MSI Titan GT77 HX -- Best for Streaming Demanding Games on a Laptop
The MSI Titan GT77 HX is a desktop-replacement laptop that takes no compromises with streaming performance. Its Intel Core i9-13980HX with 24 cores and a high-wattage RTX 4080 laptop GPU make it capable of streaming AAA titles at high settings without the CPU becoming a bottleneck. The 17.3-inch 4K or 1080p 360Hz display gives you flexibility for stream preview layouts. The GT77 HX runs warm and is heavy at over 3kg, but for streamers who need maximum portable performance without a desktop, it's the benchmark. Expect high fan noise under full load.

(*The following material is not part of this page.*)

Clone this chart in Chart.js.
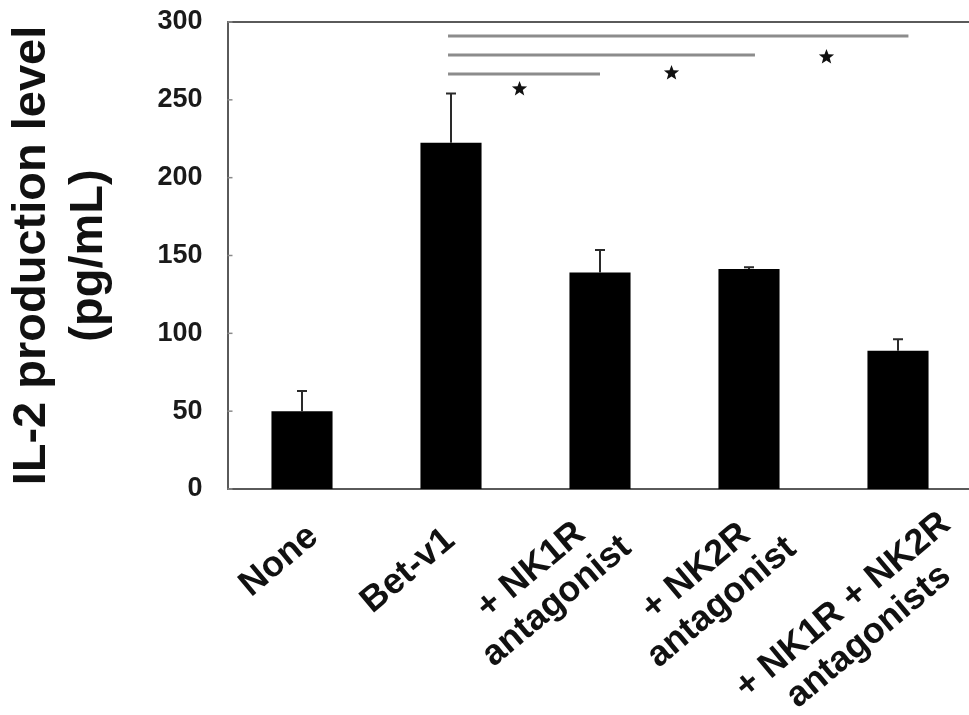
<!DOCTYPE html>
<html><head><meta charset="utf-8">
<script src="https://cdn.jsdelivr.net/npm/chart.js@4"></script>
<style>html,body{margin:0;padding:0;background:#fff;overflow:hidden}#wrap{position:absolute;left:0;top:0;width:975px;height:715px}</style>
</head><body><div id="wrap"><canvas id="c" width="975" height="715"></canvas></div>
<script>
const categories = [['None'], ['Bet-v1'], ['+ NK1R', 'antagonist'], ['+ NK2R', 'antagonist'], ['+ NK1R + NK2R', 'antagonists']];
const values = [50, 222.5, 139, 141.3, 88.8];
const errors = [13, 31.5, 14.5, 1.1, 7.4];
const yTicks = [0, 50, 100, 150, 200, 250, 300];
const sigFrom = [0.98, 0.98, 0.98];
const sigTo = [2.0, 3.04, 4.07];
const sigY = [266.6, 278.8, 291];
const starX = [1.46, 2.48, 3.52];
const starY = [257, 267.2, 277.5];
// label block-centre offsets (px) from each tick / axis line
const labelOffset = [[-23, 72], [-43, 82], [-56, 97], [-40, 98], [-42, 132]];

const FONT = '"Liberation Sans", Arial, Helvetica, sans-serif';

function drawStar(ctx, cx, cy, R, r) {
  ctx.beginPath();
  for (let k = 0; k < 10; k++) {
    const rad = k % 2 === 0 ? R : r;
    const a = -Math.PI / 2 + k * Math.PI / 5;
    const px = cx + rad * Math.cos(a), py = cy + rad * Math.sin(a);
    if (k === 0) ctx.moveTo(px, py); else ctx.lineTo(px, py);
  }
  ctx.closePath();
  ctx.fill();
}

const overlay = {
  id: 'overlay',
  afterDatasetsDraw(chart) {
    const {ctx, chartArea: a, scales: {x, y}} = chart;
    ctx.save();
    ctx.strokeStyle = '#5a5a5a'; ctx.lineWidth = 2;
    ctx.beginPath(); ctx.moveTo(a.left, a.top); ctx.lineTo(a.right, a.top); ctx.stroke();
    ctx.strokeStyle = '#8a8a8a'; ctx.lineWidth = 1.5;
    yTicks.forEach(v => {
      const py = y.getPixelForValue(v);
      ctx.beginPath(); ctx.moveTo(a.left, py); ctx.lineTo(a.left + 5, py); ctx.stroke();
    });
    ctx.strokeStyle = '#2a2a2a'; ctx.lineWidth = 2;
    values.forEach((v, i) => {
      const px = x.getPixelForValue(i);
      const p0 = y.getPixelForValue(v), p1 = y.getPixelForValue(v + errors[i]);
      ctx.beginPath(); ctx.moveTo(px, p0); ctx.lineTo(px, p1);
      ctx.moveTo(px - 5, p1); ctx.lineTo(px + 5, p1); ctx.stroke();
    });
    ctx.strokeStyle = '#8c8c8c'; ctx.lineWidth = 3;
    sigY.forEach((v, i) => {
      const py = y.getPixelForValue(v);
      ctx.beginPath(); ctx.moveTo(x.getPixelForValue(sigFrom[i]), py);
      ctx.lineTo(x.getPixelForValue(sigTo[i]), py); ctx.stroke();
    });
    ctx.fillStyle = '#111';
    starX.forEach((sx, i) => drawStar(ctx, x.getPixelForValue(sx), y.getPixelForValue(starY[i]), 8, 3.4));
    ctx.restore();
  },
  afterDraw(chart) {
    const {ctx, chartArea: a, scales: {x}} = chart;
    ctx.save();
    ctx.font = 'bold 36px ' + FONT;
    ctx.fillStyle = '#111';
    const ang = -40 * Math.PI / 180;
    const qx = -Math.sin(ang), qy = Math.cos(ang);
    const lh = 40;
    chart.data.labels.forEach((lines, i) => {
      const cx = x.getPixelForValue(i) + labelOffset[i][0];
      const cy = a.bottom + labelOffset[i][1];
      const n = lines.length;
      lines.forEach((s, j) => {
        const off = (j - (n - 1) / 2) * lh;
        ctx.save();
        ctx.translate(cx + qx * off, cy + qy * off);
        ctx.rotate(ang);
        ctx.textAlign = 'center'; ctx.textBaseline = 'middle';
        ctx.fillText(s, 0, 0);
        ctx.restore();
      });
    });
    ctx.restore();
  }
};

new Chart(document.getElementById('c'), {
  type: 'bar',
  data: {
    labels: categories,
    datasets: [{
      data: values,
      backgroundColor: '#000',
      borderWidth: 0,
      barPercentage: 0.41,
      categoryPercentage: 1
    }]
  },
  options: {
    responsive: false,
    animation: false,
    devicePixelRatio: 1,
    layout: {padding: {top: 22, right: 2.5, left: 0, bottom: 0}},
    plugins: {legend: {display: false}, tooltip: {enabled: false}},
    scales: {
      x: {
        grid: {display: false},
        border: {display: true, color: '#5a5a5a', width: 2},
        ticks: {display: false},
        afterFit(s) { s.height = 226; s.paddingLeft = 0; s.paddingRight = 0; }
      },
      y: {
        min: 0, max: 300,
        afterBuildTicks(s) { s.ticks = yTicks.map(v => ({value: v})); },
        grid: {display: false},
        border: {display: true, color: '#5a5a5a', width: 2},
        ticks: {
          padding: 17,
          color: '#1a1a1a',
          font: {family: FONT, size: 27, weight: 'bold'}
        },
        title: {
          display: true,
          text: ['IL-2 production level', '(pg/mL)'],
          color: '#111',
          font: {family: FONT, size: 47, weight: 'bold', lineHeight: 1.21},
          padding: {top: 4, bottom: 0}
        },
        afterFit(s) { s.width = 227.5; s.paddingTop = 0; s.paddingBottom = 0; }
      }
    }
  },
  plugins: [overlay]
});
</script>
</body></html>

CLX SET Gaming Desktop -- Best for 4K or Multi-Camera Streams
The CLX SET with a Core i9-13900K and RTX 4080 is built for streamers pushing beyond standard 1080p 60fps setups, whether that means 4K streaming, 1440p 60fps at high bitrates, or managing multiple camera inputs alongside a game. The 4080's NVENC implementation is the best in the RTX 40 lineup for streaming quality. 32GB of DDR5 RAM handles complex OBS scene collections and plugin loads without issue. CLX builds in a quality mid-tower case with strong airflow. This is the pick for streamers who want to grow their production quality over time without replacing their PC.
Before you buy
What to consider
The most important factor for streaming is encoding method. GPU-based encoding via NVENC (NVIDIA) or AMF (AMD) offloads work from the CPU and keeps game performance stable. Software encoding via x264 produces marginally better quality but requires a CPU with at least 8 strong cores. For most streamers, a GPU with NVENC and 16 to 32GB RAM is the most practical starting point. Storage speed affects stream recording more than live output, so an NVMe SSD is recommended if you plan to save local recordings. Verify that your internet upload speed is at least 6 Mbps for 1080p 60fps streaming before blaming hardware for stream quality issues.
What to consider
For more streaming and content creation gear picks, see [best webcams for streaming](/articles/best-webcam-for-streaming) and [best microphones for streaming](/articles/best-microphone-for-streaming). Our full evaluation process is at [/methodology](/methodology).
Quick answers
16GB is the practical minimum for running a game and streaming software simultaneously. 32GB provides meaningful headroom if you also run a browser, Discord, alerts software, and scene-switching tools alongside OBS. RAM speed matters less than total capacity for streaming workloads. If budget allows, 32GB DDR5 on modern platforms eliminates memory as a bottleneck entirely for almost all stream setups.
A two-PC setup with a dedicated capture card and encoding machine produces the cleanest streams because encoding load never affects game performance. However, modern CPUs with hardware NVENC or AMD VCE encoding handle single-PC streaming well enough that a two-PC setup is optional for most streamers. A two-PC setup makes the most sense when streaming demanding games at 1080p 60fps or higher where every frame matters.